We use random subspace method to compare the classification and the prediction accuracy of CDA and LR models, with and without misclassification cost. We compared different cut-off point formulas to provide and evaluate classification accordingly.

Our results confirm, first that the more accurate the critical probability of default value is, the more accurate is the sensitivity of the model. In this sense, comparative results over the entire period prove that correct classification was improved with the \(C^*_{ROC}\) for both Logit and CDA model.

The first finding proves that sensitivity of classification was improved and in average Logit model outperforms CDA (in the (TES)75.34 versus 58.85%).
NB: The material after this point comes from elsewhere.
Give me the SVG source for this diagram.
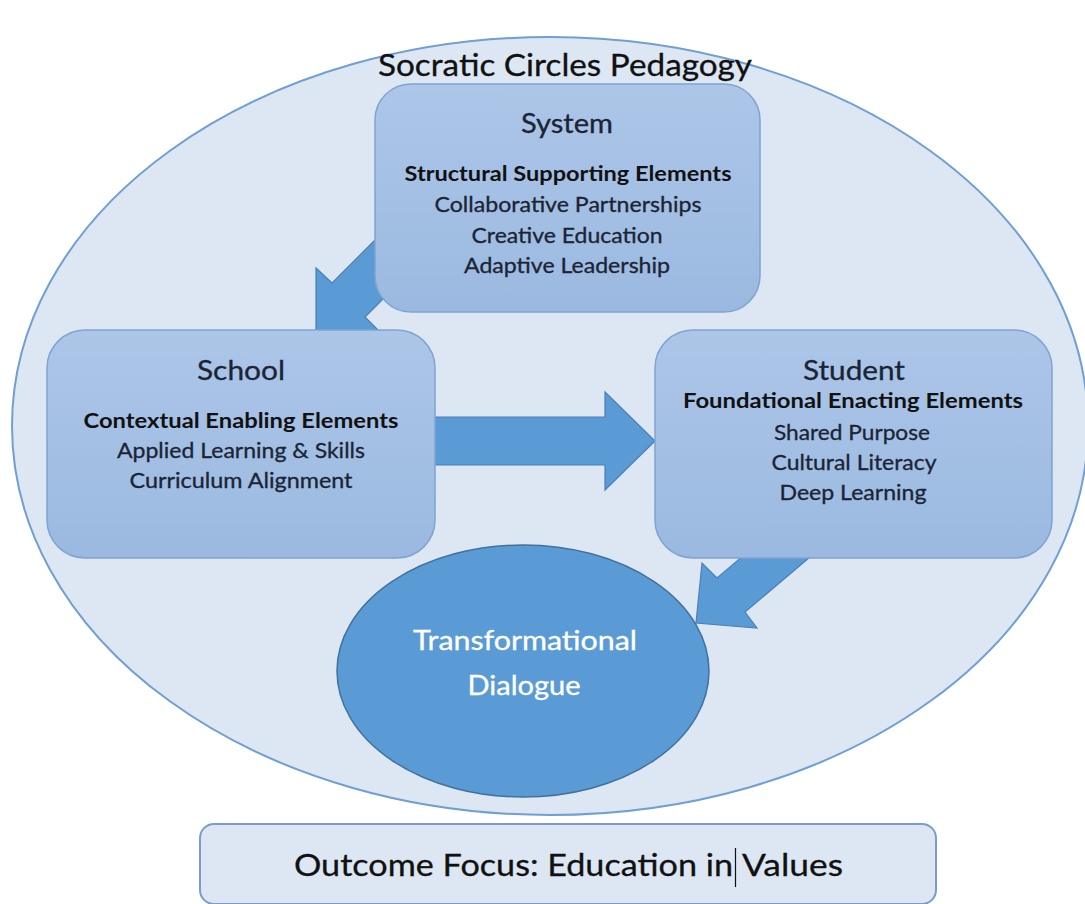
<svg xmlns="http://www.w3.org/2000/svg" width="1085" height="904" viewBox="0 0 1085 904">
  <defs>
    <linearGradient id="boxFill" x1="0" y1="0" x2="0" y2="1">
      <stop offset="0" stop-color="#acc6e8"/>
      <stop offset="1" stop-color="#9bb9e0"/>
    </linearGradient>
    <style>
      .frame { fill: #dce7f3; stroke: #6f9fd3; stroke-width: 2; }
      .box { fill: url(#boxFill); stroke: #7fa4d2; stroke-width: 1.5; }
      .arrow { fill: #5b9bd5; stroke: #4a7fb5; stroke-width: 1.2; stroke-linejoin: miter; }
      .core { fill: #5b9bd5; stroke: #41719c; stroke-width: 1.5; }
      .outcome { fill: #dce7f3; stroke: #7b9cc8; stroke-width: 2; }
      text { font-family: Lato, "Open Sans", "Liberation Sans", sans-serif; text-anchor: middle; fill: #1b2435; stroke: #1b2435; stroke-width: 0.3; }
      .title { font-size: 31px; fill: #111111; stroke: #111111; }
      .head { font-size: 27px; }
      .sub { font-size: 20px; font-weight: bold; fill: #111111; stroke: none; }
      .item { font-size: 21px; }
      .core-label { font-size: 27px; fill: #ffffff; stroke: #ffffff; }
      .outcome-label { font-size: 31px; fill: #111111; stroke: #111111; text-anchor: start; }
    </style>
  </defs>

  <rect width="1085" height="904" fill="#ffffff"/>

  <!-- outer pedagogy frame -->
  <g id="pedagogy">
    <ellipse class="frame" cx="550" cy="426" rx="538" ry="389"/>
    <text class="title" x="565" y="76" textLength="374" lengthAdjust="spacingAndGlyphs">Socratic Circles Pedagogy</text>
  </g>

  <!-- block arrows linking the levels -->
  <g id="connectors">
    <polygon class="arrow" points="392,223 332,283 316,268 316,331 379,331 365,317 425,257"/>
    <polygon class="arrow" points="420,417 605,417 605,392 655,441 605,490 605,465 420,465"/>
    <polygon class="arrow" points="807,502 717,578 702,563 696,623 757,628 745,612 835,536"/>
  </g>

  <g id="system">
    <rect class="box" x="375" y="84" width="385" height="228" rx="36"/>
    <text class="head" x="567" y="133" textLength="92" lengthAdjust="spacingAndGlyphs">System</text>
    <text class="sub" x="568" y="181" textLength="327" lengthAdjust="spacingAndGlyphs">Structural Supporting Elements</text>
    <text class="item" x="568" y="212" textLength="267" lengthAdjust="spacingAndGlyphs">Collaborative Partnerships</text>
    <text class="item" x="567" y="243" textLength="191" lengthAdjust="spacingAndGlyphs">Creative Education</text>
    <text class="item" x="567" y="273" textLength="206" lengthAdjust="spacingAndGlyphs">Adaptive Leadership</text>
  </g>

  <g id="school">
    <rect class="box" x="47" y="330" width="388" height="228" rx="38"/>
    <text class="head" x="241" y="380" textLength="88" lengthAdjust="spacingAndGlyphs">School</text>
    <text class="sub" x="241" y="428" textLength="315" lengthAdjust="spacingAndGlyphs">Contextual Enabling Elements</text>
    <text class="item" x="241" y="458" textLength="248" lengthAdjust="spacingAndGlyphs">Applied Learning &amp; Skills</text>
    <text class="item" x="241" y="488" textLength="223" lengthAdjust="spacingAndGlyphs">Curriculum Alignment</text>
  </g>

  <g id="student">
    <rect class="box" x="655" y="330" width="397" height="228" rx="38"/>
    <text class="head" x="854" y="380" textLength="102" lengthAdjust="spacingAndGlyphs">Student</text>
    <text class="sub" x="853" y="408" textLength="340" lengthAdjust="spacingAndGlyphs">Foundational Enacting Elements</text>
    <text class="item" x="852" y="440" textLength="156" lengthAdjust="spacingAndGlyphs">Shared Purpose</text>
    <text class="item" x="854" y="470" textLength="165" lengthAdjust="spacingAndGlyphs">Cultural Literacy</text>
    <text class="item" x="853" y="500" textLength="147" lengthAdjust="spacingAndGlyphs">Deep Learning</text>
  </g>

  <g id="dialogue">
    <ellipse class="core" cx="523" cy="671" rx="186" ry="126"/>
    <text class="core-label" x="525" y="650" textLength="224" lengthAdjust="spacingAndGlyphs">Transformational</text>
    <text class="core-label" x="524" y="695" textLength="113" lengthAdjust="spacingAndGlyphs">Dialogue</text>
  </g>

  <g id="outcome">
    <rect class="outcome" x="200" y="824" width="736" height="80" rx="14"/>
    <text class="outcome-label" x="294" y="876" textLength="439" lengthAdjust="spacingAndGlyphs">Outcome Focus: Education in</text>
    <line x1="735.5" y1="848" x2="735.5" y2="887" stroke="#111111" stroke-width="1.2"/>
    <text class="outcome-label" x="742" y="876" textLength="101" lengthAdjust="spacingAndGlyphs">Values</text>
  </g>
</svg>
The second finding concerns the supremacy of the ROC curve validation with regard to the quality of the Logit model by minimizing the error of misclassification of (DB) (in the (TES), the type I error is on average 24.66 versus 35.24% with a probability of default P* = 0.5).

Third, in term of correct classification we show that the Logistic Regression is better by using \(C^*_{Logit}\) (in the (TES) 96.11% against 95.63% with P* = 0.5).
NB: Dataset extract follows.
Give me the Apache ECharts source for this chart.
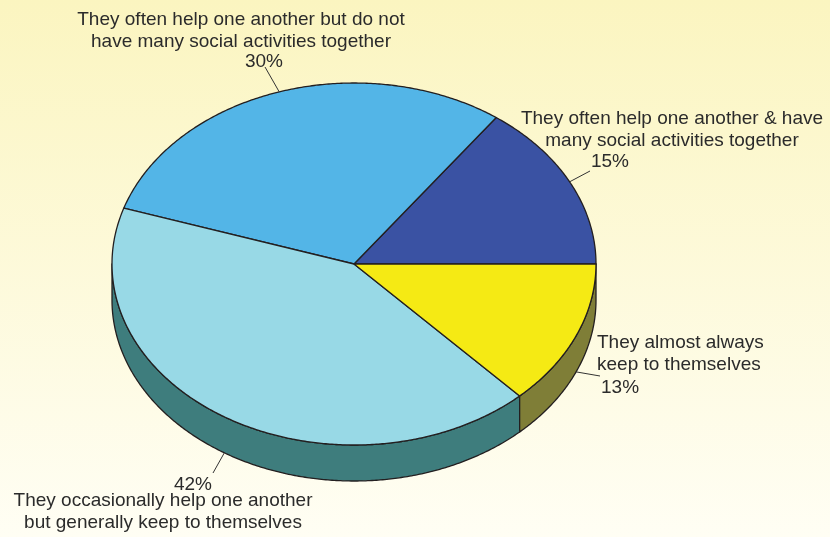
<!DOCTYPE html>
<html>
<head>
<meta charset="utf-8">
<script src="https://cdn.jsdelivr.net/npm/echarts@6/dist/echarts.min.js"></script>
<style>
  html, body { margin: 0; padding: 0; }
  #chart { width: 830px; height: 537px; }
</style>
</head>
<body>
<div id="chart"></div>
<script>
// Survey answers, drawn counter-clockwise from the 3 o'clock position
const categories = [
  'They often help one another & have\nmany social activities together',
  'They often help one another but do not\nhave many social activities together',
  'They occasionally help one another\nbut generally keep to themselves',
  'They almost always\nkeep to themselves'
];
const values = [15, 30, 42, 13];

// Face and wall colours for each slice
const topColors = ['#3a52a3', '#53b5e7', '#98d9e6', '#f5ea14'];
const sideColors = ['#2a3c78', '#3a86ad', '#3e7d7d', '#7f7e37'];

// Label placement: name block, percent text and leader end point
const labelLayout = [
  { nameX: 672, nameY: 108, align: 'center', pctX: 610, pctY: 162, pctAlign: 'center', lineTo: [590, 171] },
  { nameX: 241, nameY: 9, align: 'center', pctX: 264, pctY: 62, pctAlign: 'center', lineTo: [265, 67] },
  { nameX: 163, nameY: 490, align: 'center', pctX: 193, pctY: 485, pctAlign: 'center', lineTo: [213, 473] },
  { nameX: 597, nameY: 332, align: 'left', pctX: 601, pctY: 388, pctAlign: 'left', lineTo: [600, 376] }
];

const pieGeom = { cx: 354, cy: 264, rx: 242, ry: 181, depth: 36 };
const edge = '#231f20';
const textColor = '#2b2b2b';
const font = 'Liberation Sans, Arial, Helvetica, sans-serif';
const fontSize = 19;

const total = values.reduce((a, b) => a + b, 0);
const startAngles = [];
{
  let acc = 0;
  values.forEach(v => { startAngles.push(acc / total * 360); acc += v; });
}

function pt(deg, dy) {
  const r = deg * Math.PI / 180;
  return [pieGeom.cx + pieGeom.rx * Math.cos(r), pieGeom.cy - pieGeom.ry * Math.sin(r) + (dy || 0)];
}

function arc(a1, a2, dy) {
  const pts = [];
  const n = Math.max(2, Math.ceil(Math.abs(a2 - a1) / 0.5));
  for (let i = 0; i <= n; i++) pts.push(pt(a1 + (a2 - a1) * i / n, dy));
  return pts;
}

function renderItem(params, api) {
  const i = params.dataIndex;
  const v = api.value(0);
  const a1 = startAngles[i];
  const a2 = a1 + v / total * 360;
  const children = [];

  // Front wall (visible where the rim faces the viewer: 180..360 degrees)
  const s1 = Math.max(a1, 180), s2 = Math.min(a2, 360);
  if (s2 > s1) {
    const topArc = arc(s1, s2, 0);
    const botArc = arc(s2, s1, pieGeom.depth);
    children.push({
      type: 'polygon', z2: 1,
      shape: { points: topArc.concat(botArc) },
      style: { fill: sideColors[i], stroke: edge, lineWidth: 1.3, lineJoin: 'round' }
    });
  }

  // Top face
  children.push({
    type: 'polygon', z2: 2,
    shape: { points: [[pieGeom.cx, pieGeom.cy]].concat(arc(a1, a2, 0)) },
    style: { fill: topColors[i], stroke: edge, lineWidth: 1.3, lineJoin: 'round' }
  });

  // Leader line from the middle of the rim
  const mid = (a1 + a2) / 2;
  const front = mid > 180 && mid < 360;
  const p0 = pt(mid, front ? pieGeom.depth : 0);
  const L = labelLayout[i];
  children.push({
    type: 'line', z2: 3,
    shape: { x1: p0[0], y1: p0[1], x2: L.lineTo[0], y2: L.lineTo[1] },
    style: { stroke: '#333', lineWidth: 1 }
  });

  children.push({
    type: 'text', z2: 4,
    style: {
      x: L.nameX, y: L.nameY, text: categories[i],
      align: L.align, verticalAlign: 'top', lineHeight: 22,
      fill: textColor, font: fontSize + 'px ' + font
    }
  });
  children.push({
    type: 'text', z2: 4,
    style: {
      x: L.pctX, y: L.pctY, text: Math.round(v / total * 100) + '%',
      align: L.pctAlign, verticalAlign: 'middle',
      fill: textColor, font: fontSize + 'px ' + font
    }
  });

  return { type: 'group', children: children };
}

const chart = echarts.init(document.getElementById('chart'), null, { renderer: 'canvas' });
chart.setOption({
  animation: false,
  backgroundColor: {
    type: 'linear', x: 0, y: 0, x2: 0, y2: 1,
    colorStops: [
      { offset: 0, color: '#fbf5c0' },
      { offset: 1, color: '#fffef4' }
    ]
  },
  series: [{
    type: 'custom',
    coordinateSystem: 'none',
    silent: true,
    data: values.map((v, i) => ({ name: categories[i], value: [v] })),
    renderItem: renderItem
  }]
});
</script>
</body>
</html>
Then, we evaluate the Logit and the CDA model by introducing a misclassification cost (cost for type I error higher than the cost of type II error). The results show that with a high misclassification cost of type I error we obtain a high level of error rate. Indeed, the classifiers misclassify a large number of (AB) meaning that we obtain a high type II error. By against, the models are able to classify correctly all the (DB) (error type I equal to zero).

Finally, models were used to pick-up early warning signals. Moreover, The combination of the two models allows a better information about the future prospect of banks. Indeed, ROC curve validation emphasizes better prediction of bank failure because it delivers, in average, the highest error type II 2.04%. This means that the model classifies some solvable banks in bankrupt group. Consequently, we can conclude that the Logit was able to predict the failure of banks. It gives good signal on banks, which would failed one or two year later.

Overall, the study reveals also that our choice resulting from combinations of ten financial ratios which represent Capital adequacy, Assets quality, Earnings ability and Liquidity are obvious determinants to predict bankruptcy.

Our results can be used for several purposes. For instance, regulators and banks can predict problems in order to avoid financial distress which can lead to bankruptcy. Our methodological framework helps to construct an Early Warning System that can be used by supervisory authorities to detect banks close to failure state.

Finally, further extensions can take account of non-parametric methods (Trait Recognition Model, Intelligence techniques such as induction of classification trees and Neural Networks methods).